Soviets pay stiff price on Afghanistan

The Kremlin steadily defies US, Islamic, and European sentiment calling for Soviet troops to leave Afghanistan -- while the diplomatic price of that defiance grows.

So far th Kremlin is more than willing to meet the price, as the overall state of detente remains at its lowest level since the Soviet invasion of Czechoslovakia in 1968.

This is the overall situation following the bear hugs and ballyhoo the Kremlin used to publicize the visit to Moscow of Babrak Karmal, the Afghan leader who was flown into Kabul on a Soviet plane late last December to take over from the late President Hafizullah-amin.

It was Mr. Karmal's first formal visit outside Afghanistan since he took office. The Soviets used it to underscore, over and over again, that Soviet troops will not leave Afghanistan unless Soviet and Afghan diplomatic conditions are met -- conditions that are unacceptable to the United States, Western Europe , and to many Islamic countries as well.

Soviet leader Leonid Brezhnev made a speech at a Kremilin dinner during the visit, which reiterated the Soviet position that the United States, Pakistan, and other countries were still threatening the Karmal government, and that Soviet troops would remain until such a threat ceased.

The timing of the visits seemed connected to the UN General Assembly debate on Afghanistan scheduled for November in New York. the Soviets are saying, in effect, that despite the criticism likely to be voiced then, it regards Soviet control of Afghanistan as too important to give up.

At the same time, Moscow maneuvered in Madrid to limit the amount of public criticism it can expect from other countries on Afghanistan and human rights when the European security conference opens also in November

Max Kampelman, chief US delegate at the Madrid preparatory talks, has sharply criticized Soviet support for an East German proposal that would limit conference debate on Afghanistan and human rights to 2 1/2 days.

Mr. Kampelman is quoted as calling the Soviet stand "persistent, stubborn, and relentless." This kind of language echoes Western condemnation of the Afghan venture for the past 10 months. There is more to come.

The Soviets have seen detente worsen, and economic, scientific, and cultural contacts with the United States and Western Europe suffer considerably since December. Public opinion in the US has moved to the right. One of the major candidates for president (Ronald Reagan) says he is firmly opposed to ratification of the SALT II treaty on strategic arms.

Another part of the Soviet price for Afghanistan: opposition to Soviet policies inside the Islamic world.
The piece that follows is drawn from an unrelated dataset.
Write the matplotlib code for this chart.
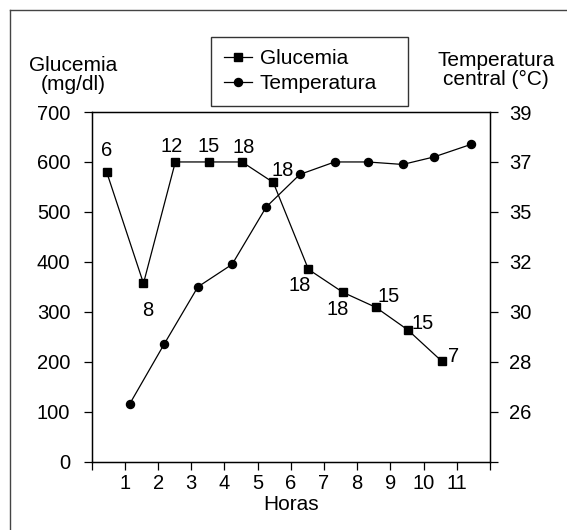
import numpy as np
import matplotlib
matplotlib.use("Agg")
import matplotlib.pyplot as plt
from matplotlib.lines import Line2D

plt.rcParams['font.family'] = ['Liberation Sans', 'DejaVu Sans']

# ---- data ----
hours_ticks = list(range(0, 13))
hours_labels = [''] + [str(h) for h in range(1, 12)] + ['']

gluc_x = [0.45, 1.56, 2.52, 3.52, 4.53, 5.47, 6.53, 7.57, 8.56, 9.52, 10.55]
glucemia = [580, 357, 600, 600, 600, 559, 385, 339, 309, 264, 201]
gluc_labels = ['6', '8', '12', '15', '18', '18', '18', '18', '15', '15', '7']

temp_x = [1.14, 2.18, 3.2, 4.23, 5.26, 6.27, 7.32, 8.31, 9.37, 10.31, 11.42]
temperatura = [26.3, 28.7, 31.0, 31.9, 35.2, 36.5, 37.0, 37.0, 36.9, 37.2, 37.7]

left_ticks = [0, 100, 200, 300, 400, 500, 600, 700]
temp_tick_values = [26, 28, 30, 32, 35, 37, 39]
temp_tick_pos = [100, 200, 300, 400, 500, 600, 700]

# label offsets (points)
label_offsets = [(0, 15.6), (3.4, -19.2), (-2.9, 11.2), (0, 11.2), (1, 10.5),
                 (6.5, 8.9), (-6.5, -11.3), (-3.6, -12.2), (8.9, 8.1),
                 (10.8, 4.3), (8.4, 3.2)]

FS = 15
TFS = 14.5

fig = plt.figure(figsize=(5.67, 5.30), dpi=100)
ax = fig.add_axes([91.7 / 567, 68.3 / 530, (490 - 91.7) / 567, (461.7 - 112) / 530])

temp_mapped = np.interp(temperatura, temp_tick_values, temp_tick_pos)

ax.plot(gluc_x, glucemia, color='black', lw=0.9, marker='s', ms=6.4,
        label='Glucemia', zorder=3)
ax.plot(temp_x, temp_mapped, color='black', lw=0.9, marker='o', ms=5.8,
        label='Temperatura', zorder=3)

for x, y, t, off in zip(gluc_x, glucemia, gluc_labels, label_offsets):
    ax.annotate(t, (x, y), xytext=off, textcoords='offset points',
                ha='center', va='center', fontsize=TFS)

ax.set_xlim(0, 12)
ax.set_ylim(0, 700)
ax.set_xticks(hours_ticks)
ax.set_xticklabels(hours_labels)
ax.set_yticks(left_ticks)
ax.tick_params(axis='both', direction='out', length=6, width=0.9, labelsize=TFS)
ax.tick_params(axis='y', pad=9.4)
ax.tick_params(axis='x', pad=3)
for s in ax.spines.values():
    s.set_linewidth(1.0)

ax2 = ax.twinx()
ax2.set_ylim(0, 700)
ax2.set_yticks([0] + temp_tick_pos)
ax2.set_yticklabels([''] + [str(v) for v in temp_tick_values])
ax2.tick_params(axis='y', direction='out', length=6, width=0.9, labelsize=TFS, pad=8)

ax.set_xlabel('Horas', fontsize=FS, labelpad=1)

fig.text(73 / 567, 1 - 75 / 530, 'Glucemia\n(mg/dl)', ha='center', va='center',
         fontsize=FS, linespacing=1.05)
fig.text(496 / 567, 1 - 70 / 530, 'Temperatura\ncentral (°C)', ha='center', va='center',
         fontsize=FS, linespacing=0.97)

leg = ax.legend(loc='upper left',
                bbox_to_anchor=(211 / 567, 1 - 106 / 530, 197 / 567, 69 / 530),
                bbox_transform=fig.transFigure, mode='expand', frameon=True,
                fancybox=False, fontsize=FS, handlelength=1.35, handletextpad=0.4,
                borderpad=0.6, labelspacing=0.28, borderaxespad=0)
leg.get_frame().set_edgecolor('black')
leg.get_frame().set_linewidth(1.0)

# outer frame (top and left edges)
fig.add_artist(Line2D([10 / 567, 1], [1 - 10 / 530, 1 - 10 / 530],
                      transform=fig.transFigure, color='#444444', lw=1.0))
fig.add_artist(Line2D([10 / 567, 10 / 567], [0, 1 - 10 / 530],
                      transform=fig.transFigure, color='#444444', lw=1.0))

fig.savefig('out.png', dpi=100)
Both Iran and Iraq, for instance, have criticized the presence of Soviet troops in Afghanistan. Other Islamic states in and out of the Middle East joined the UN General Assembly vote against the intervention last January.

The fighting between Iraq and Iran has sharpened the Soviet dilemma.

Moscow publicly tries to stay neutral. Privately, Soviet arms are said to be going to Iraq under the 1972 Moscow- Baghdad friendship treaty. Moscow signed a friendship treaty with Syria recently to cement support in the Arab world -- but Syria is an enemy of Iraq and has just denounced Iraqi leader Saddam Hussein as an "imperialist stooge."

The Soviets are working overtime to rescue some of the diplomatic fruit lost by going into Afghanistan.

They have modified their position on medium-range nuclear missiles in Europe, agreeing to hold the current talks in Geneva with the US and dropping a precondition that the US first had to cancel or suspend last year's decision to install cruise and Pershing missiles in Western Europe.